Launch of the campaign
I want you to help me take this campaign around the country so I wanted to share with you the message I gave at the campaign launch yesterday:
Let me start by thanking Citizens UK for organising this event, all the people who have turned out to show support.
Three months ago at a meeting organised by London Citizens, I met a cleaner who worked in Whitehall, who talked to me about her struggle to make ends meet.
It was her struggle and her story that inspired us to put a commitment in the Labour manifesto to pay the living wage in Whitehall departments.
And the reason I am launching my campaign for a living wage today, and the reason I want Labour party members to be involved in it, is that it speaks to three deep and fundamental questions that we should be talking about today:
What kind of society do we want to live in?
How does the Labour party bring about change?
And what can each of us do to make a difference?
First of all, why does the living wage campaign speak so profoundly to our values?
Because it touches our deep sense of justice, of fairness and of a belief in the dignity of work.
We just know it’s wrong when we look at the cleaner in the government department or in a bank in the City and we believe deep in our soul that when they are working every hour that God sends they should be paid enough to live on.
We know it’s wrong when some of our leading companies can have chief executives that can rake in millions and there is a security guard that doesn’t get a living wage.
The living wage campaign speaks to something else about our society: the issue of power in our society.
The minimum wage will always be the legal floor.
But we believe in a society where people do more than the legal minimum.
Just like many employers go beyond the legal requirements on the environment, on training and on investing in the local community, so too we want them to do so on wages.
Whether this happens will be determined not just by the law but by the distribution of power and the consequences of that.
And our duty as citizens is to force this issue onto the agenda of employers: because we know that individual employees will never have the power to force it on to the agenda.
That is why we need to act together.
Some people might say, given the fiscal climate, now is not the time for a living wage.
But we are campaigning now because some employers can afford to pay the living wage now, and all of us know that the best and most successful campaigns in our history take not days, not weeks, not months but years – and that’s why we must make a start today.
And the living wage speaks profoundly to our party and its future.
We are the party of labour – and the living wage is an embodiment of that.
But we need a different kind of labour party to deliver that change.
As someone said to me last week – delivering leaflets is an essential role for Labour party members but it is only one small part of the change they can achieve.
Some people will tell you that you can’t achieve anything in Opposition.

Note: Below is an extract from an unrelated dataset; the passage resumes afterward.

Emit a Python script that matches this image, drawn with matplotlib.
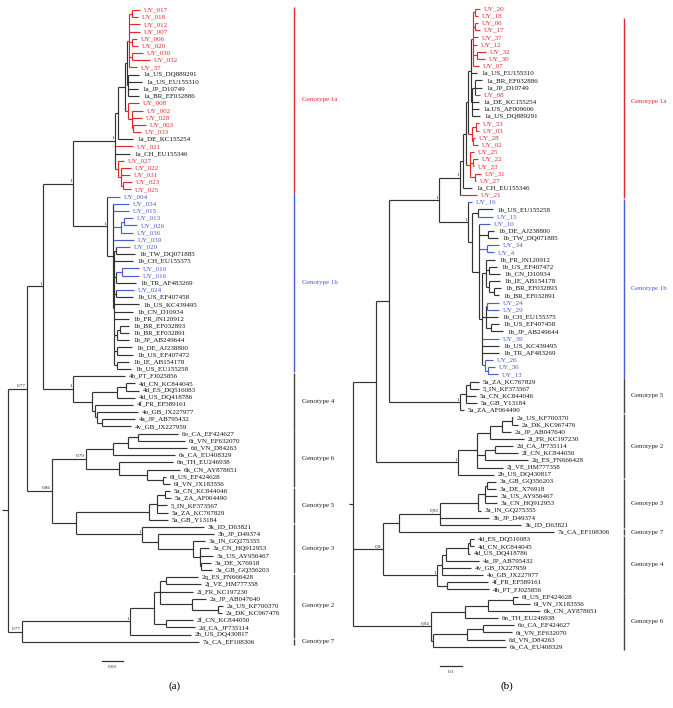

Of course we want to get to back to power but the role of Opposition is not just to oppose but also to create:
To create a movement that can change things in Opposition and government.
To create the conditions in which you can win power
And to create a mandate for things you want to win for
And I say to our party: we cannot win the next election unless we become a genuine popular movement.
Being a member of the Labour Party should be about campaigning for change in people’s lives today, not just a change in government at the next election.
The path back to power lies not through managerialism but mobilization.
I’ve seen campaigns like Karen Buck in Westminster North or Stella Creasy in Walthamstow and I know the Labour Party can become the most effective grass-roots campaigning organization in Britain.
And so the third question is this: what can each of us do to make a difference?
As Matthew Bolton said to me, no one ever leaves a Citizens UK meeting without a mission.
So what I am going to do is launch my national campaign and take it around the country.
I am going to be urging labour party members to get involved in the living wage campaign.
I am going to be holding more events in local areas, including with the Fair Pay Network, who have pushed for this for many years, and the trade unions, not just in London but around the country.
I am publishing a campaign pack spelling out what people can do:
To work with a local coalition that can start to mount a campaign
To work with the local labour group or council to win their support
To reach out to employees and to local businesses to put it on their agenda
The living wage campaign can become the hallmark of a Labour party engaged in local communities, campaigning for change.
It can show that even in Opposition we can help some of the poorest people in society to do better.
I want the labour leadership campaign to be not simply about electing a person but building a movement.
It is about showing to young and old alike, that labour can be once again the best force for change in Britain.
The American politician Robert Kennedy said that each time someone stands up for an ideal, it sends out a ripple of hope and those ripples can build a current which can sweep down the mightiest walls of oppression.
That’s what Citizens UK does.
That’s what the living wage does.
And that’s what I want the Labour Party to do.